Ressalto que tais eventos descritos, podem pela falta de articulação de políticas públicas intersetoriais pautadas no cuidado e na ampliação da rede assistencial virem a ser revividos cotidianamente, pois facilmente vemos a população em situação de vulnerabilidade e em sofrimento psíquico é crescente nas proximidades das feiras, no centro da cidade, assim como nas vias próximas a praia Ponta D’ Areia e outros bairros independente das classes sociais.
Deste modo, compartilho a frase de autoria do Dr. Lopes Rodrigues, disponível no museu da Loucura, em Barbacena-MG que aduz “O que existe não são loucos perigosos.
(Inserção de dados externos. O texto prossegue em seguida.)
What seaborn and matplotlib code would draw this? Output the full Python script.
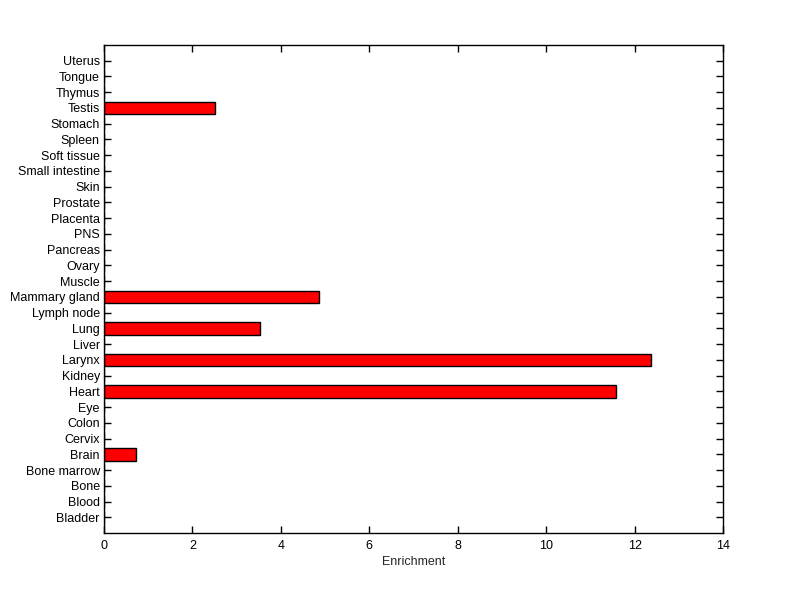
import numpy as np
import pandas as pd
import matplotlib
matplotlib.use("Agg")
import matplotlib.pyplot as plt
import seaborn as sns

# tissues, bottom to top as in the picture
tissues = ["Bladder", "Blood", "Bone", "Bone marrow", "Brain", "Cervix", "Colon",
           "Eye", "Heart", "Kidney", "Larynx", "Liver", "Lung", "Lymph node",
           "Mammary gland", "Muscle", "Ovary", "Pancreas", "PNS", "Placenta",
           "Prostate", "Skin", "Small intestine", "Soft tissue", "Spleen",
           "Stomach", "Testis", "Thymus", "Tongue", "Uterus"]
enrichment = [0, 0, 0, 0, 0.72, 0, 0,
              0, 11.57, 0, 12.38, 0, 3.53, 0,
              4.87, 0, 0, 0, 0, 0,
              0, 0, 0, 0, 0,
              0, 2.5, 0, 0, 0]

df = pd.DataFrame({"tissue": tissues, "enrichment": enrichment})

sns.set_style("white")
plt.rcParams["font.family"] = ["Liberation Sans", "DejaVu Sans"]

fig = plt.figure(figsize=(8, 5.99), dpi=100)
ax = fig.add_axes([104 / 800, 66 / 599, 619 / 800, 488 / 599])

sns.barplot(data=df, x="enrichment", y="tissue", order=tissues[::-1],
            color="red", saturation=1, width=0.8, edgecolor="black",
            linewidth=1, ax=ax)

ax.set_ylim(30, -1)
ax.set_xlim(0, 14)
ax.set_xticks(np.arange(0, 15, 2))
ax.set_xlabel("Enrichment", fontsize=9, labelpad=3)
ax.set_ylabel("")
for s in ax.spines.values():
    s.set_color("black")
    s.set_linewidth(1)
ax.tick_params(direction="in", length=5, width=1, colors="black", labelsize=9,
               top=True, right=True, bottom=True, left=True)
ax.tick_params(axis="x", pad=5)
ax.tick_params(axis="y", pad=3)

fig.savefig("out.png", dpi=100)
São lúcidos perigosos” com o intuito de convidá-los a refletirem se estas cenas de barbárie não são apenas pano de fundo de um paradigma ainda sedimentado em nossa sociedade, de perpetuar o conceito de segurança e controle social por meio da segregação, racismo e demais tipos de violências.
Por fim, ressalto a importância de compreendermos que os sistemas de garantias de direitos fundamentais em sua essência consideram estes transeuntes em desordem como sujeitos de direitos, merecedores de cuidado, proteção e dignidade.